What Yegge is really asking for is multi-unit (and larger unit) compilation for circular reference, whereby one unit can refer to another, and vice versa, and the compilation of both units will leave hanging some references that can only be resolved after consideration of the other, and tying things together in a subsequent 'pass'. What would constitute such a unit in Clojure? Should Clojure start requiring files and defining semantics for them? (it does not now) Forward reference need not require multi-pass nor compilation units. Common Lisp allows references to undeclared and undefined things, and generates runtime errors should they not be defined by then. Clojure could have taken the same approach. The tradeoffs with that are as follows:

  1. less help at compilation time
  2. interning clashes

While #1 is arguably the fundamental dynamic language tradeoff, there is no doubt that this checking is convenient and useful. Clojure supports 'declare' so you are not forced to define your functions in any particular order.
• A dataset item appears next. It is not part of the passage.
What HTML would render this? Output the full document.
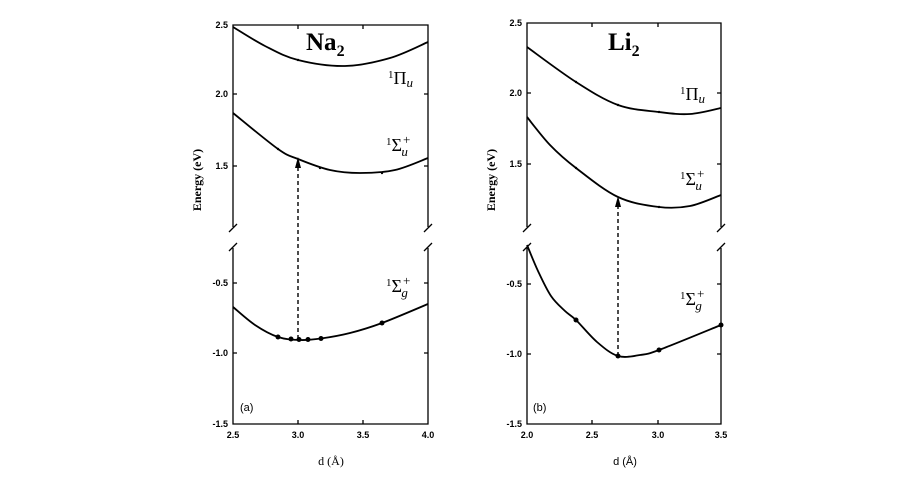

#2 is the devil in the details. Clojure, like Common Lisp, is designed to be compiled, and does not in general look things up by name at runtime. (You can of course design fast languages that look things up, as do good Smalltalk implementations, but remember these languages focus on dealing with dictionary-carrying objects, Lisps do not). So, both Clojure and CL reify names into things whose addresses can be bound in the compiled code (symbols for CL, vars for Clojure). These reified things are 'interned', such that any reference to the same name refers to the same object, and thus compilation can proceed referring to things whose values are not yet defined.

But, what should happen here, when the compiler has never before seen bar?

(defn foo [] (bar))

or in CL:

(defun foo () (bar))

CL happily compiles it, and if bar is never defined, a runtime error will occur. Ok, but, what reified thing (symbol) did it use for bar during compilation? The symbol it interned when the form was read. So, what happens when you get the runtime error and realize that bar is defined in another package you forgot to import. You try to import other-package and, BAM!, another error - conflict, other-package:bar conflicts with read-in-package:bar. Then you go learn about uninterning.

In Clojure, the form doesn't compile, you get a message, and no var is interned for bar. You require other-namespace and continue. I vastly prefer this experience, and so made these tradeoffs. Many other benefits came about from using a non-interning reader, and interning only on definition/declaration. I'm not inclined to give them up, nor the benefits mentioned earlier, in order to support circular reference.